Prompt → Begin with the first line of the material and write out each line exactly, ending with the line that contains "combined = [0.75, 1.26, 1.23, 1.0]". Pictures are not part of the copy.

[Records from a collection]
=-=-=-=-=

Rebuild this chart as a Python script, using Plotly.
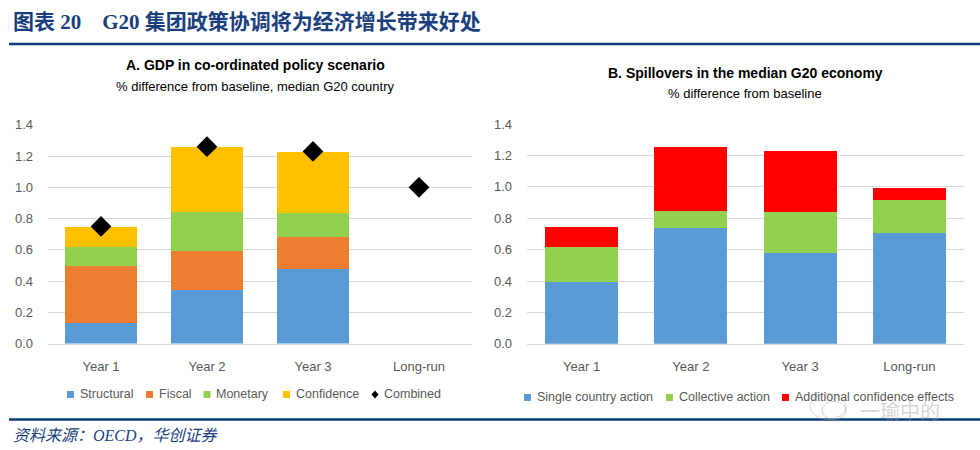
import plotly.graph_objects as go

categories = ["Year 1", "Year 2", "Year 3", "Long-run"]

# Panel A: GDP in co-ordinated policy scenario (% diff. from baseline)
structural = [0.134, 0.343, 0.474, None]
fiscal = [0.362, 0.248, 0.205, None]
monetary = [0.121, 0.254, 0.159, None]
confidence = [0.132, 0.41, 0.388, None]
combined = [0.75, 1.26, 1.23, 1.0]

# Panel B: Spillovers in the median G20 economy
single_country = [0.395, 0.736, 0.577, 0.709]
collective = [0.22, 0.113, 0.265, 0.205]
additional_conf = [0.132, 0.407, 0.384, 0.077]

y_ticks = [0.0, 0.2, 0.4, 0.6, 0.8, 1.0, 1.2, 1.4]

FONT = "Liberation Sans, Arial, sans-serif"
TICKC = "#595959"
GRID = "#d9d9d9"
NAVY = "#1A3F7E"

W, H = 980, 450
VS, VO = 0.968, 7.0   # vertical calibration of the captured picture
def px(x):
    return x / W
def py(y):
    return 1 - ((y - VO) / VS) / H

fig = go.Figure()

left_series = [
    ("Structural", structural, "#5B9BD5"),
    ("Fiscal", fiscal, "#ED7D31"),
    ("Monetary", monetary, "#92D050"),
    ("Confidence", confidence, "#FFC000"),
]
for name, vals, col in left_series:
    fig.add_trace(go.Bar(x=categories, y=vals, name=name, marker_color=col,
                         marker_line_width=0, xaxis="x", yaxis="y", width=0.67))
fig.add_trace(go.Scatter(x=categories, y=combined, name="Combined", mode="markers",
                         marker=dict(symbol="diamond", size=16, color="black"),
                         xaxis="x", yaxis="y"))

right_series = [
    ("Single country action", single_country, "#5B9BD5"),
    ("Collective action", collective, "#92D050"),
    ("Additional confidence effects", additional_conf, "#FF0000"),
]
for name, vals, col in right_series:
    fig.add_trace(go.Bar(x=categories, y=vals, name=name, marker_color=col,
                         marker_line_width=0, xaxis="x2", yaxis="y2", width=0.67))

yax = dict(range=[0, 1.4], tickvals=y_ticks, tickformat=".1f", showgrid=True,
           gridcolor=GRID, gridwidth=1, zeroline=False, showline=False,
           tickfont=dict(family=FONT, size=13, color=TICKC), ticklabelstandoff=14,
           fixedrange=True)
xax = dict(type="category", showgrid=False, showline=True, linecolor=GRID, linewidth=1,
           tickfont=dict(family=FONT, size=13, color=TICKC), ticks="",
           ticklabelstandoff=11, fixedrange=True)

fig.update_layout(
    width=W, height=H,
    margin=dict(l=0, r=0, t=0, b=0),
    paper_bgcolor="white", plot_bgcolor="white",
    barmode="stack",
    font=dict(family=FONT, color=TICKC),
    xaxis=dict(xax, domain=[px(48), px(472)], anchor="y"),
    yaxis=dict(yax, domain=[py(344), py(125)], anchor="x"),
    xaxis2=dict(xax, domain=[px(527), px(964)], anchor="y2"),
    yaxis2=dict(yax, domain=[py(344.3), py(124.3)], anchor="x2"),
    showlegend=False,
)

# header and footer rules
fig.add_shape(type="line", xref="paper", yref="paper", x0=px(9), x1=1, y0=py(44), y1=py(44),
              line=dict(color="#0B3A7A", width=2.5))
fig.add_shape(type="line", xref="paper", yref="paper", x0=px(9), x1=1, y0=py(420), y1=py(420),
              line=dict(color="#0B3A7A", width=2.5))

ann = []

# legends (keys + labels), built from the series definitions
left_key_x = [70.5, 149.5, 207, 286.5, 375]
right_key_x = [527.5, 669.5, 785.5]
LEG_Y_L, LEG_Y_R = 395, 398
for (name, _, col), kx in zip(left_series, left_key_x):
    fig.add_shape(type="rect", xref="paper", yref="paper", x0=px(kx - 3.5), x1=px(kx + 3.5),
                  y0=py(LEG_Y_L + 3.5), y1=py(LEG_Y_L - 3.5), fillcolor=col, line_width=0)
    ann.append(dict(text=name, x=px(kx + 7), y=py(LEG_Y_L), xanchor="left", yanchor="middle",
                    font=dict(family=FONT, size=12.5, color=TICKC)))
kx = left_key_x[-1]
fig.add_shape(type="path", xref="paper", yref="paper",
              path=f"M {px(kx)} {py(LEG_Y_L - 4)} L {px(kx + 3.5)} {py(LEG_Y_L)} "
                   f"L {px(kx)} {py(LEG_Y_L + 4)} L {px(kx - 3.5)} {py(LEG_Y_L)} Z",
              fillcolor="black", line_width=0)
ann.append(dict(text="Combined", x=px(kx + 7), y=py(LEG_Y_L), xanchor="left", yanchor="middle",
                font=dict(family=FONT, size=12.5, color=TICKC)))
for (name, _, col), kx in zip(right_series, right_key_x):
    fig.add_shape(type="rect", xref="paper", yref="paper", x0=px(kx - 3.5), x1=px(kx + 3.5),
                  y0=py(LEG_Y_R + 3.5), y1=py(LEG_Y_R - 3.5), fillcolor=col, line_width=0)
    ann.append(dict(text=name, x=px(kx + 7), y=py(LEG_Y_R), xanchor="left", yanchor="middle",
                    font=dict(family=FONT, size=12.5, color=TICKC)))

# faint watermark (chat bubble outline + name)
fig.add_shape(type="circle", xref="paper", yref="paper", x0=px(810), x1=px(846),
              y0=py(420), y1=py(394), line=dict(color="rgba(170,170,170,0.5)", width=1))
fig.add_shape(type="circle", xref="paper", yref="paper", x0=px(822), x1=px(846),
              y0=py(420), y1=py(402), line=dict(color="rgba(170,170,170,0.5)", width=1))

ann.append(dict(text="<b>图表 20　G20 集团政策协调将为经济增长带来好处</b>", x=px(11), y=py(22),
                xanchor="left", yanchor="middle",
                font=dict(family="Liberation Serif, Noto Sans CJK SC", size=21, color=NAVY)))
ann.append(dict(text="<b>A. GDP in co-ordinated policy scenario</b>", x=px(255), y=py(65),
                xanchor="center", yanchor="middle",
                font=dict(family=FONT, size=14, color="#000000")))
ann.append(dict(text="% difference from baseline, median G20 country", x=px(255), y=py(87),
                xanchor="center", yanchor="middle",
                font=dict(family=FONT, size=13, color="#000000")))
ann.append(dict(text="<b>B. Spillovers in the median G20 economy</b>", x=px(745), y=py(73),
                xanchor="center", yanchor="middle",
                font=dict(family=FONT, size=14, color="#000000")))
ann.append(dict(text="% difference from baseline", x=px(745), y=py(94),
                xanchor="center", yanchor="middle",
                font=dict(family=FONT, size=13, color="#000000")))
ann.append(dict(text="<i>资料来源：OECD，华创证券</i>", x=px(11), y=py(436),
                xanchor="left", yanchor="middle",
                font=dict(family="Liberation Serif, Noto Sans CJK SC", size=16, color=NAVY)))
ann.append(dict(text="一瑜中的", x=px(900), y=py(411), xanchor="center", yanchor="middle",
                font=dict(family="Noto Sans CJK SC", size=20, color="rgba(160,160,160,0.45)")))
for a in ann:
    a.update(xref="paper", yref="paper", showarrow=False)
fig.update_layout(annotations=ann)

fig.write_html(
    "out.html",
    config={"displayModeBar": False},
    post_script="document.body.style.margin='0';document.body.style.overflow='hidden';",
)
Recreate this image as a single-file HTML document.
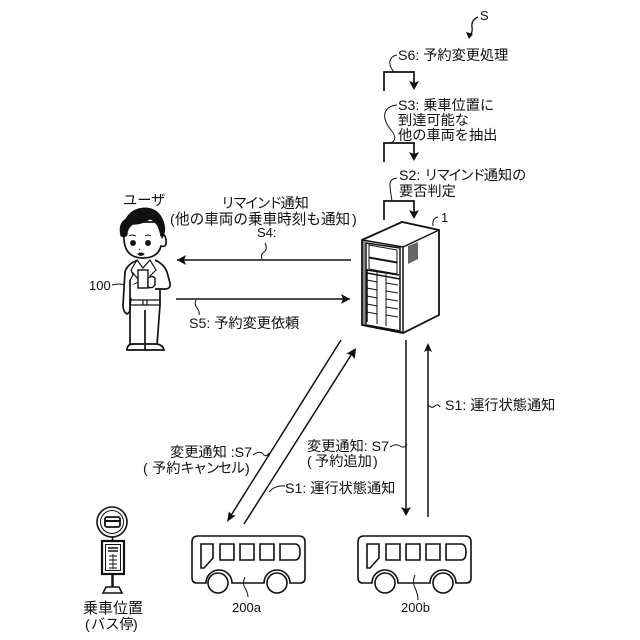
<!DOCTYPE html>
<html><head><meta charset="utf-8"><style>
html,body{margin:0;padding:0;background:#fff}
svg{display:block}
text{font-family:"Liberation Sans","Noto Sans CJK JP",sans-serif;font-size:14.2px;fill:#111}
.k{letter-spacing:-2.3px}
.k2{letter-spacing:-1.6px}
</style></head><body>
<svg width="640" height="640" viewBox="0 0 640 640" xmlns="http://www.w3.org/2000/svg">
<defs><path id="bus" d="M6 0H107Q113 0 113 6V42Q113 47 108 47H98A13 13 0 0 0 72 47H40A13 13 0 0 0 14 47H5Q0 47 0 42V6Q0 0 6 0Z"/>
<path id="win" d="M9 8H21V22L12 32H9ZM28 8H42V24H28ZM48 8H62V24H48ZM68 8H82V24H68ZM88 8H103Q108 8 108 16T103 24H88Z"/></defs>
<g fill="none" stroke="#111" stroke-width="1.3">
<!-- top -->
<path d="M478 17Q471 20 472 27T469 35"/>
<path d="M397 55Q391 56 390 61T394 72M397 105Q387 106 385 113T391 130T390 143M397 178Q390 179 390 184T392 201" stroke-width="1"/>
<path d="M384 91V72H414V86M384 162V143H414V158M384 220V201H414V215" stroke-width="1.7"/>
<!-- server -->
<g stroke-width="1.5">
<path d="M362 240L402 222L439 230V315L403 333L362 325Z" fill="#fff" stroke-width="1.8"/>
<path d="M362 240L403 247L439 230M403 247V333"/>
<path d="M364 240V325L402 332" stroke-width="1"/>
<path d="M366 243L400 248V331L366 325Z" stroke-width="1.5"/>
<path d="M369 245L397 250V262L369 257ZM369 258L397 263V274L369 269Z" stroke-width="1"/>
<path d="M367 270L399 275M367 269V322" stroke-width="1.5"/>
<path d="M367 273L400 279"/>
<path d="M377 272V324M386 274V326M367 280L377 282M367 288L377 290M367 296L377 298M367 304L377 306M367 312L377 314M386 283L398 285M386 291L398 293M386 299L398 301M386 307L398 309M386 315L398 317" stroke-width="1"/>
</g>
<path d="M408 246L418 242V259L408 264Z" fill="#666" stroke="none"/>
<path d="M438 217Q432 218 433 226" stroke-width="1"/>
<!-- arrows -->
<path d="M177 260H351M176 299H350M341 340L230 517M244 524L353 352M406 340V510M428 517V348" stroke-width="1.5"/>
<path d="M265 243Q268 249 264 252T262 259M196 300Q194 304 197 308T199 315M112 285Q120 283 125 285T138 282M269 492Q275 485 285 486M253 455Q260 450 263 454T269 453M390 447Q396 443 400 446T407 444M428 405Q432 409 435 406T440 407" stroke-width="1"/>
<!-- bus -->
<g transform="translate(192,536)" stroke-width="1.6">
<use href="#bus"/><use href="#win"/>
<circle cx="26" cy="47" r="10"/><circle cx="85" cy="47" r="10"/>
<path d="M53 41Q50 47 53 52T56 61" stroke-width="1"/>
</g>
<g transform="translate(358,536)" stroke-width="1.6">
<use href="#bus"/><use href="#win"/>
<circle cx="27" cy="47" r="10"/><circle cx="85" cy="47" r="10"/>
<path d="M57 39Q54 46 57 52T60 64" stroke-width="1"/>
</g>
<!-- bus stop -->
<g stroke-width="1.6">
<circle cx="112" cy="522" r="15"/><circle cx="112" cy="522" r="11.5" stroke-width="1"/>
<rect x="105" y="517" width="15" height="10" rx="2" stroke-width="1.8"/>
<path d="M105 521H120" stroke-width="2"/>
<path d="M112.500 537V541"/>
<path d="M112.500 574V587" stroke-width="2.5"/>
<rect x="102" y="541" width="22" height="33" stroke-width="2.2"/>
<rect x="105.500" y="544.500" width="15" height="26" stroke-width="1"/>
<path d="M108 548H118M108 551H118" stroke-width="1.5"/>
<path d="M113 554V569M109 556H117M109 560H117M109 564H117M109 568H117" stroke-width="0.9"/>
<path d="M103 593L106 587H119L122 593Z"/>
</g>
<!-- person -->
<g stroke-width="1.7">
<path d="M138 260Q127 264 125 272L123 305Q123 312 127 314Q131 312 130 305L131 298" fill="#fff"/>
<path d="M155 260Q164 264 167 272L170 283Q171 289 165 289L155 289" fill="#fff"/>
<path d="M130 280V305M160 289V305"/>
<path d="M130 300H160V305H130ZM143 300V305M147 300V305" stroke-width="1.2"/>
<path d="M130 305L130 345M160 305L157 345M145 310V349"/>
<path d="M127 350Q127 344 133 344H157Q163 345 164 350Z" fill="#fff"/>
<path d="M145 345V350"/>
<path d="M137 260L131 270L133 275L130 280M137 260L143 268L150 260L156 270L150 276M132 272L138 279" stroke-width="1.2"/>
<rect x="138" y="270" width="10" height="18" fill="#fff" stroke-width="1.4"/>
<path d="M148 278Q152 275 155 278V285Q152 289 148 287Z" fill="#fff" stroke-width="1.4"/>
<path d="M124 232Q122 258 143 258Q158 258 161 246Q167 248 166 240Q165 233 161 235L160 222L130 222Z" fill="#fff"/>
<path d="M121 236Q118 224 126 219Q132 208 146 208Q160 209 164 224Q166 232 162 238Q160 232 158 226Q154 220 150 219Q140 225 133 224Q127 228 127 235Q124 238 121 236Z" fill="#111" stroke-width="1"/>
</g>
<circle cx="133" cy="243" r="2.300" fill="#111"/>
<circle cx="148" cy="243" r="2.300" fill="#111"/>
<path d="M129 236Q132 234 136 236M145 236Q148 234 151 236M139 249L140 250" stroke-width="1"/>
<path d="M138 254Q141 252 144 254Q141 257 138 254Z" fill="#111" stroke-width="1"/>
</g>
<!-- arrowheads -->
<g fill="#111">
<path d="M469 39L466 32L473 34Z"/>
<path d="M414 90L409 81L414 83L419 81Z"/>
<path d="M414 161L409 152L414 154L419 152Z"/>
<path d="M414 219L409 210L414 212L419 210Z"/>
<path d="M177 260L186 255L184 260L186 265Z"/>
<path d="M350 299L341 294L343 299L341 304Z"/>
<path d="M227 522L228.900 511.400L232 515L235.700 515.600Z"/>
<path d="M356 348L354.800 359.100L351.500 355L346.400 353.700Z"/>
<path d="M406 516L401 507L406 509L411 507Z"/>
<path d="M428 343L424 352L428 350L432 352Z"/>
</g>
<!-- labels -->
<text x="480" y="20" style="font-size:13px">S</text>
<text x="398" y="60">S6: 予約変更処理</text>
<text x="398" y="110">S3: 乗車位置に</text>
<text x="398" y="125">到達可能な</text>
<text x="398" y="140">他の車両を抽出</text>
<text x="399" y="180">S2: <tspan class="k">リマインド</tspan>通知の</text>
<text x="399" y="196">要否判定</text>
<text x="441" y="222" style="font-size:13px">1</text>
<text x="123" y="205">ユーザ</text>
<text x="221" y="208"><tspan class="k">リマインド</tspan>通知</text>
<text x="170" y="224">(</text><text x="175" y="224" style="font-size:14.6px">他の車両の乗車時刻も通知</text><text x="352" y="224">)</text>
<text x="257" y="237" style="font-size:13px">S4:</text>
<text x="89" y="290" style="font-size:13px">100</text>
<text x="189" y="328">S5: 予約変更依頼</text>
<text x="170" y="457">変更通知 :S7</text>
<text x="143" y="473">(</text><text x="152" y="473">予約<tspan class="k2">キャンセル</tspan></text><text x="245" y="473">)</text>
<text x="307" y="451">変更通知: S7</text>
<text x="307" y="466">(</text><text x="315" y="466">予約追加</text><text x="373" y="466">)</text>
<text x="285" y="493">S1: 運行状態通知</text>
<text x="445" y="410">S1: 運行状態通知</text>
<text x="232" y="612" style="font-size:13px">200a</text>
<text x="401" y="612" style="font-size:13px">200b</text>
<text x="83" y="613" style="font-size:15px">乗車位置</text>
<text x="85" y="629">(</text><text x="91" y="629">バス停</text><text x="133" y="629">)</text>
</svg>
</body></html>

=-=-=-=-=

Solution →
Rebuild this chart as a Python script, using Plotly.
import plotly.graph_objects as go

categories = ["Year 1", "Year 2", "Year 3", "Long-run"]

# Panel A: GDP in co-ordinated policy scenario (% diff. from baseline)
structural = [0.134, 0.343, 0.474, None]
fiscal = [0.362, 0.248, 0.205, None]
monetary = [0.121, 0.254, 0.159, None]
confidence = [0.132, 0.41, 0.388, None]
combined = [0.75, 1.26, 1.23, 1.0]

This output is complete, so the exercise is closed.